In Iran’s current legal system, wartime conditions are not explicitly defined in law, and in the field of criminal law there is also no provision under which criminal procedure changes during wartime or grants special and additional powers to the judiciary.

In the law passed in October last year under the title “Intensification of Punishment for Espionage,” Article 6 explicitly states that if the crimes covered by this law occur under wartime conditions, the individual’s punishment is increased by up to three degrees.

Iran’s regime has in recent weeks increased the pace of carrying out death sentences and intensified the repression of citizens by citing special wartime conditions.

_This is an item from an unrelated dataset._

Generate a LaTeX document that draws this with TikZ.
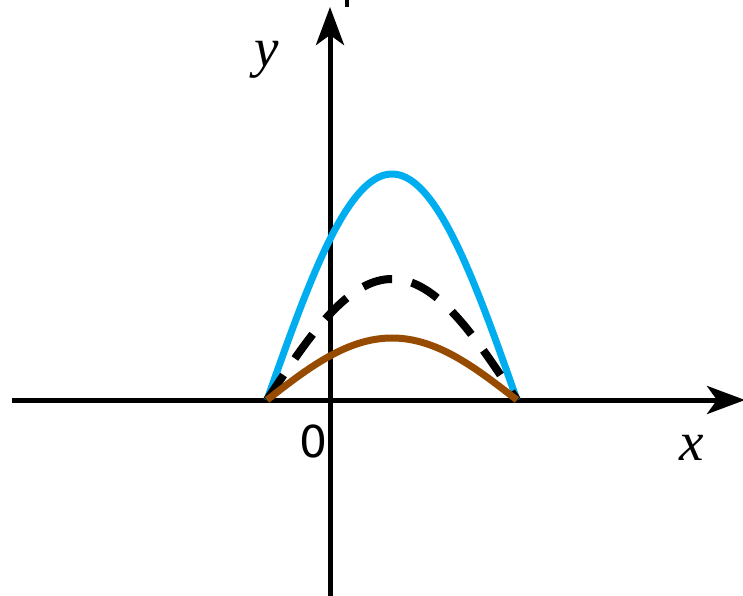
\documentclass[tikz,border=0pt]{standalone}
\usepackage{fontspec}
\setmainfont{Liberation Serif}
\newfontfamily\digitfont{DejaVu Sans}
\usetikzlibrary{arrows.meta}
\definecolor{curveblue}{RGB}{0,174,239}
\definecolor{curvebrown}{RGB}{150,75,0}
\tikzset{
  axisline/.style={line width=5pt,-{Stealth[length=38pt,width=28pt,inset=10pt]}},
  bluecurve/.style={line width=7pt,curveblue},
  browncurve/.style={line width=7pt,curvebrown},
  dashcurve/.style={line width=8pt,black,dash pattern=on 30pt off 20pt},
  axislabel/.style={font=\fontsize{55}{60}\selectfont\itshape,anchor=base,inner sep=0pt},
  zerolabel/.style={font=\fontsize{44}{50}\selectfont\digitfont,anchor=base,inner sep=0pt}
}
\begin{document}
\begin{tikzpicture}[x=1pt,y=-1pt]
\useasboundingbox (0,0) rectangle (743,596);
\coordinate (xs) at (12,400);
\coordinate (xe) at (745,400);
\coordinate (ys) at (330,596);
\coordinate (ye) at (330,7);
\draw[axisline] (xs) -- (xe);
\draw[axisline] (ys) -- (ye);
\fill (345,0) rectangle (349,7);
\draw[bluecurve] plot[domain=267:517,samples=80,smooth] (\x,{400-226*cos(deg(pi*(\x-392)/250))});
\draw[dashcurve] plot[domain=267:517,samples=80,smooth] (\x,{400-121*cos(deg(pi*(\x-392)/250))});
\draw[browncurve] plot[domain=267:517,samples=80,smooth] (\x,{400-62*cos(deg(pi*(\x-392)/250))});
\node[zerolabel] (zero) at (313,457) {0};
\node[axislabel] (xlab) at (692,460) {x};
\node[axislabel] (ylab) at (267,67) {y};
\end{tikzpicture}
\end{document}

Ali Fahim was executed on April 6, Mohammadamin Biglari and Shahin Vahedparast on April 5, Amirhossein Hatami on April 2, 2026, and Saleh Mohammadi, Mehdi Ghasemi, and Saeed Davoudi on March 19.

All of these individuals had been arrested during the nationwide protests in January.

Iran’s regime had previously also executed Abolhassan Montazer and Vahid Bani-Amerian on April 4, 2026, Pouya Ghabadi Bistouni and Babak Alipour on March 31, and Akbar Daneshvarkar and Mohammad Taghavi Sangdehi on March 30, on charges of membership in the People’s Mojahedin Organization of Iran (PMOI/MEK) and armed rebellion.

On March 18, 2025, the death sentence of Kourosh Keyvani, an Iranian-Swedish dual national citizen, was also carried out on charges of “espionage” for Israel.